I read something recently that
impressed me: when we live in our ego we live on the boundary, we don't
live in the center. We live on the periphery of our being, and we move
on this periphery and we think it is real. We react from the periphery.
And when somebody challenges our periphery, challenges our identity, we
react from our defense mechanisms. This particular writer is a
Franciscan monk who runs a center for development in New Mexico and he
has had hundreds of people from all different traditions come through
his doors. And he goes on to say that everyone says they want to go to
their center. You know you say, “Oh yes, I want to go the center of my
being. Tell me how to get there.” And his response is that the only way
you can go is to be led. “What do you mean led? By gosh I'm a strong
individual; I don't need anybody to lead me. Just show me the book, I’ll
lead myself.” Why is that? Because we want to believe that we know or
if we read a book we can find the way. That is the voice of ego. Our
ego has a sense of individualism which says, “I don't need to be led.”
The proverbial “I”.
Over and over again in the Nag Hammadi
gospels - the Dead Sea Scrolls - as well as in the New Testament, there
are references to having the eyes to see. In fact the healing
ministry in the New Testament begins with the healing of someone who is
blind, and ends before entering into Jerusalem with someone who is
blind. We are blinded by our attachments; we are blinded by our
insistence that we know; we are blinded by our rigidity; we are blinded
by our unwillingness to embrace the relationship of life within
ourselves. The nature of our relationship with life is an experience of
duality, light and dark, comparison and separation. It is a life that
even by nature of our vision sees in contrasts.
In the Gospel of Judas he was told very
clearly that he would become hated and defiled and that he would be the
thirteenth and he would quickly be replaced, so that there would then be
twelve. And in the Gospel Yeshua says that this is how it is going to
come down and it is not going to look good for Judas, it is not going to
turn out well – and be glad! I like Judas’ response, which was, “And
how bad is this? And what is going to happen after it is bad?” There
is a key here, and part of the implication of this particular passage of
the Gospel of Judas is that he will be taken off the wheel of life and
death, in other words off the cycle of the twelve zodiacal signs,
because he will no longer go through a gradual awakening, but he will
awaken fully, because he has the eyes to see. He will see clearly and
cut through the illusions, and therefore he will be the thirteenth, he
will be taken out; and not only because he had the eyes to see, but
because he followed the truth. And he would be defiled and condemned
for that because the world does not want him to see.

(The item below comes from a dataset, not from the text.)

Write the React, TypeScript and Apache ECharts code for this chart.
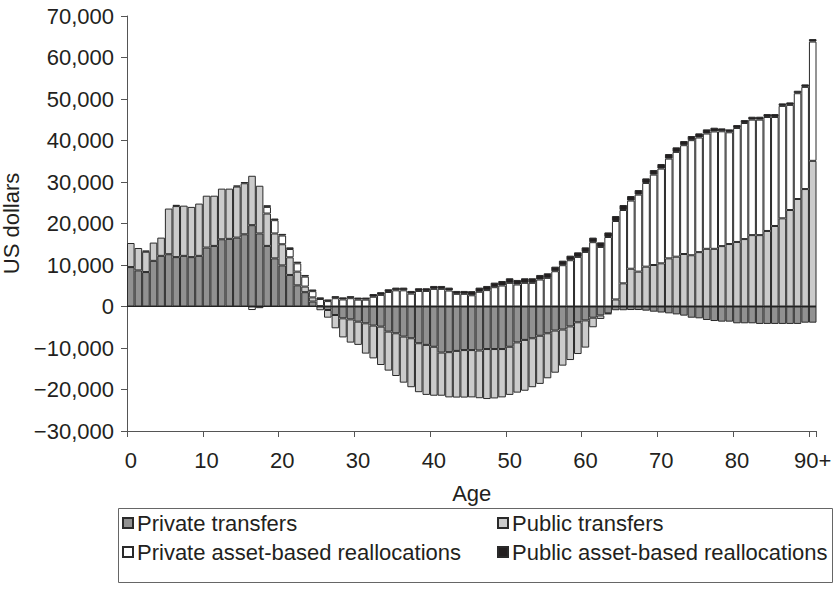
import React, { useEffect, useRef } from "react";
import * as echarts from "echarts";

const ages: string[] = Array.from({ length: 90 }, (_, i) => String(i)).concat(["90+"]);

const privateTransfers: number[] = [
  9500, 8700, 8300, 11000, 12200, 12600, 11900, 12200, 11900, 12200,
  14200, 14600, 16200, 16300, 16600, 17400, 19600, 17600, 14600, 11600,
  9900, 7600, 5100, 3450, 1200, 100, -840, -2050, -2850, -3100,
  -3650, -4050, -4600, -4850, -6050, -6450, -7250, -7650, -8850, -9250,
  -9700, -11100, -11000, -10700, -10500, -10500, -10600, -10250, -10250, -10250,
  -9700, -8650, -8050, -7650, -7050, -6450, -5800, -5550, -4800, -3800,
  -3350, -2700, -2150, -1650, -900, -900, -850, -850, -1000, -1250,
  -1450, -1650, -1900, -2200, -2700, -2850, -3250, -3500, -3650, -3650,
  -4050, -4050, -4050, -4200, -4200, -4200, -4200, -4200, -4200, -3900,
  -3900,
];

const publicTransfers: number[] = [
  5800, 5400, 4900, 4400, 4400, 11000, 12300, 12100, 12100, 12600,
  12500, 12100, 12200, 12100, 12300, 12300, 11900, 11500, 7800, 6000,
  5100, 4250, 3300, 1350, 1000, -900, -1850, -3200, -4600, -5600,
  -5600, -7300, -7900, -9250, -9400, -10300, -11100, -11800, -11800, -12050,
  -11800, -10400, -10900, -11250, -11450, -11400, -11500, -12050, -11900, -11650,
  -11600, -12100, -12250, -11800, -11600, -10850, -10150, -8700, -8100, -7650,
  -6550, -2300, -850, -200, 1700, 5580, 9100, 8400, 9600, 10000,
  10400, 11600, 12000, 12650, 12350, 13100, 13900, 13900, 14550, 15050,
  15550, 16250, 17200, 17200, 18200, 19400, 21250, 23250, 25900, 28300,
  35100,
];

const privateAssetRealloc: number[] = [
  0, 0, 0, 0, 0, 0, 0, 0, 0, 0,
  0, 0, 0, 0, 0, 0, -850, -400, 1600, 3200,
  2100, 2000, 2000, 2400, 1500, 1700, 1300, 2000, 1700, 2000,
  1650, 1650, 2350, 2800, 3500, 3900, 3900, 3100, 3750, 3750,
  4250, 4250, 3850, 3050, 3050, 2700, 3550, 3950, 4650, 5050,
  5700, 5300, 5700, 5700, 6500, 6900, 8500, 9950, 11150, 11950,
  13150, 15500, 14350, 16750, 18900, 17670, 16420, 18560, 20170, 21780,
  22830, 24040, 25250, 26220, 27730, 27620, 27780, 28280, 27670, 26930,
  27470, 27970, 27830, 27830, 27470, 26270, 27090, 25330, 25490, 24620,
  28740,
];

const publicAssetRealloc: number[] = [
  0, 0, 300, 0, 0, 0, 300, 0, 0, 0,
  0, 0, 0, 0, 250, 300, 0, 0, 400, 400,
  400, 400, 400, 400, 400, 400, 400, 500, 500, 500,
  500, 500, 650, 650, 650, 650, 650, 650, 650, 650,
  700, 700, 700, 700, 700, 1000, 1000, 1000, 1100, 1100,
  1100, 1100, 1100, 1100, 1100, 1100, 1100, 1100, 1100, 1100,
  1100, 1100, 1100, 1100, 1200, 1200, 1100, 1100, 1100, 1100,
  1100, 1100, 1100, 1000, 1000, 1000, 1000, 900, 700, 700,
  700, 700, 700, 700, 700, 700, 600, 600, 600, 600,
  600,
];

const seriesNames = [
  "Private transfers",
  "Public transfers",
  "Private asset-based reallocations",
  "Public asset-based reallocations",
];
const seriesColors = ["#919191", "#cbcbcb", "#ffffff", "#231f20"];

const FONT = "'Liberation Sans', Arial, Helvetica, sans-serif";
const TEXT = "#231f20";
const AXIS = "#555555";
const FS = 22;

export default function App() {
  const ref = useRef<HTMLDivElement>(null);
  useEffect(() => {
    if (!ref.current) return;
    const chart = echarts.init(ref.current, undefined, { renderer: "svg" });
    const datasets = [privateTransfers, publicTransfers, privateAssetRealloc, publicAssetRealloc];
    const series: any[] = datasets.map((arr, i) => ({
      name: seriesNames[i],
      type: "bar",
      stack: "total",
      barCategoryGap: "0%",
      data: arr.map((v) => (v === 0 ? null : v)),
      itemStyle: { color: seriesColors[i], borderColor: "#2a2a2a", borderWidth: 1 },
      emphasis: { disabled: true },
    }));
    series[0].markLine = {
      silent: true,
      symbol: "none",
      label: { show: false },
      lineStyle: { color: "#222", width: 1.2, type: "solid" },
      data: [{ yAxis: 0 }],
    };
    const legendPos = [
      { left: 122, top: 512 },
      { left: 497, top: 512 },
      { left: 122, top: 541 },
      { left: 497, top: 541 },
    ];
    chart.setOption({
      animation: false,
      textStyle: { fontFamily: FONT },
      grid: {
        left: 127,
        right: 18.5,
        top: 16,
        bottom: 164,
        containLabel: false,
        outerBoundsMode: "none",
      },
      xAxis: {
        type: "category",
        data: ages,
        name: "Age",
        nameLocation: "middle",
        nameGap: 51,
        nameTextStyle: { fontSize: FS, color: TEXT, fontFamily: FONT },
        axisLine: { show: true, onZero: false, lineStyle: { color: AXIS, width: 1 } },
        axisTick: { show: true, interval: 9, length: 6, lineStyle: { color: AXIS } },
        axisLabel: { interval: 9, fontSize: FS, color: TEXT, margin: 18, fontFamily: FONT },
        splitLine: { show: false },
      },
      yAxis: {
        type: "value",
        min: -30000,
        max: 70000,
        interval: 10000,
        name: "US dollars",
        nameLocation: "middle",
        nameGap: 96,
        nameTextStyle: { fontSize: FS, color: TEXT, fontFamily: FONT },
        axisLine: { show: true, lineStyle: { color: AXIS, width: 1 } },
        axisTick: { show: true, length: 6, lineStyle: { color: AXIS } },
        axisLabel: {
          fontSize: FS,
          color: TEXT,
          margin: 13,
          fontFamily: FONT,
          formatter: (v: number) => (v < 0 ? "\u2212" : "") + Math.abs(v).toLocaleString("en-US"),
        },
        splitLine: { show: false },
      },
      legend: seriesNames.map((n, i) => ({
        data: [n],
        left: legendPos[i].left,
        top: legendPos[i].top,
        padding: 0,
        icon: "rect",
        itemWidth: 10,
        itemHeight: 10,
        itemGap: 0,
        selectedMode: false,
        textStyle: { fontSize: FS, color: TEXT, fontFamily: FONT, padding: [0, 0, 0, -1] },
      })),
      graphic: [
        {
          type: "rect",
          shape: { x: 118.5, y: 508.5, width: 714, height: 74 },
          style: { fill: "none", stroke: "#666", lineWidth: 1 },
          silent: true,
        },
      ],
      series,
    });
    return () => chart.dispose();
  }, []);
  return (
    <div
      ref={ref}
      style={{ position: "absolute", left: 0, top: 0, width: 835, height: 595, background: "#fff" }}
    />
  );
}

The world is blind,
and hates and punishes those who have the eyes to see. And Judas was
told, “Be glad, be glad.”
There is something that occurs over and
over in the Nag Hammadi texts, although it wasn’t ultimately translated
out into most of our versions of the New Testament. When Yeshua begins
a teaching he starts with a phrase that is indicative of authority, and
it is “Amen I say to you”. Now those who have studied the Egyptian
mysteries know that “Amen” is a reference to Amun, the hidden one. Amen
means the hidden one, because when you have clear sight you see
that which is hidden. We associate the eyes with true sight but our
eyes tell us what we believe is real, and this is through the reflection
of light and dark - that is how we see, right? We see as a result of
duality. We see as a result of comparison. When you have the eyes to see
that which is hidden, you see beyond the role of comparison, beyond the
role of duality. You see to the truth of Oneness and you will be
persecuted for that. That is the message in the Gospel of Judas. And
that is the message that occurs in many ways, over and over again, in
all traditions.
It is very difficult for some of us to
understand that we do not have the eyes to see. In other words there is
a bigger picture that is unfolding and it is arrogance to proclaim that
we know what it is. On the other hand, just as Judas was called to
affirm the truth in an action that would not be understood, and was told
it would not be understood, so we are also called to hold to a truth.

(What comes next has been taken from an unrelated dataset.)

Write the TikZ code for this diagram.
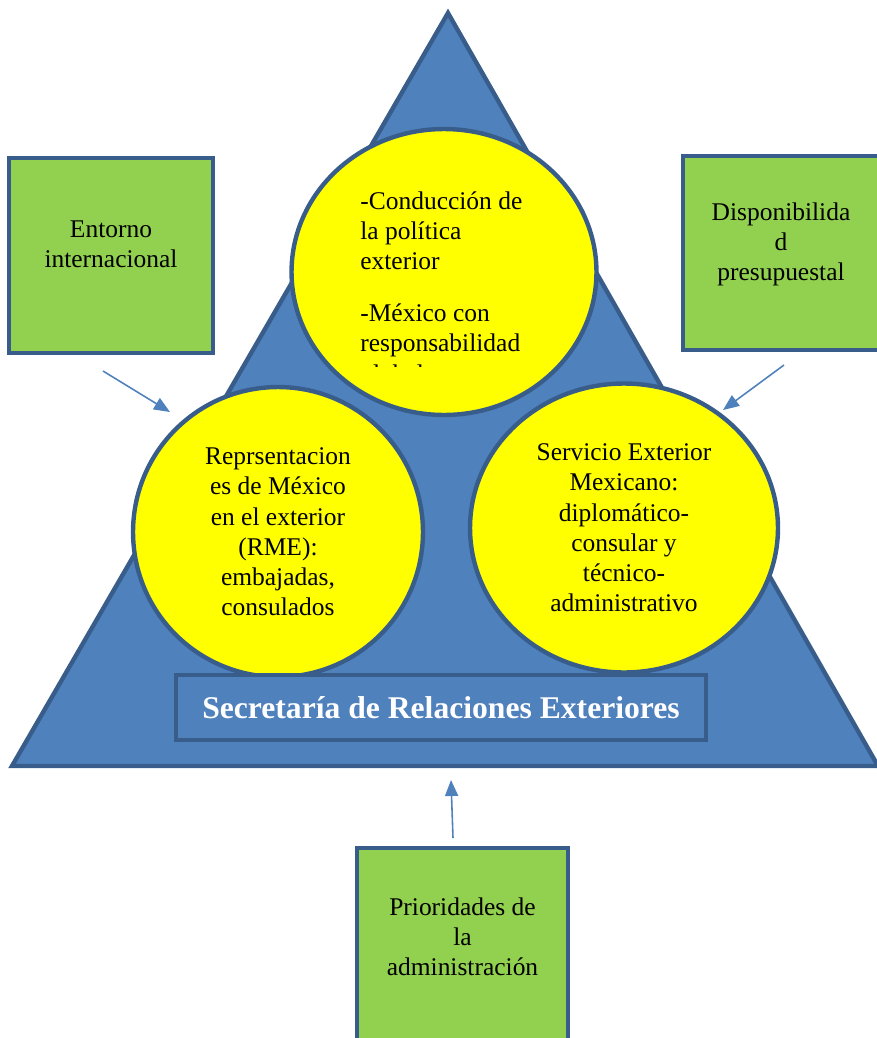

One expression of our mass hypnosis is that we, as individuals and as a
group, cannot and do not make a difference. But we are called to
recognize, believe in, and know our center; and not live on the
boundaries which our ego and society tells us is real, for then we react
and act from those boundaries; but from our center we will have the eyes
to see, and through that sight, respond.
Have the courage to be open-minded, to
learn, to grow, and to change. I think that is the ultimate act of
transformation, because transformation occurs in a space that is called
the liminal
moment,
and liminal is a state that occurs when we are taken out of our comfort
zone. Societies used to actually create liminal space by ritual and
ceremony. They would take people and literally put them in
transformative states, in a space that would challenge the way that they
saw the world, because it was recognized that even in the openness of
these societies they were becoming entrenched in the way that they saw
the world. And going into this liminal space would challenge their
perceptions, and then they would come out of that and it would give them
an opportunity to take a different stance in their community, to be in
their community in a different way. Liminal space is created by us, for
us, in many different ways. It can be by putting yourself into a
culturally diverse situation where you're not entirely comfortable; it
can be by reading something like the Gospel of Judas, particularly if it
goes against your entrenched belief systems; it can be by having the
courage to relinquish control of everything and everyone.
It is said that in that liminal space
there is a point of tension where your sense of control is challenged to
the point that you choose to let go, and you fall out of your identity,
and you fall into the arms of God. And so in this time in which
messengers are coming forward in a myriad of ways, let us have the eyes
to see and let us have the ears that hear.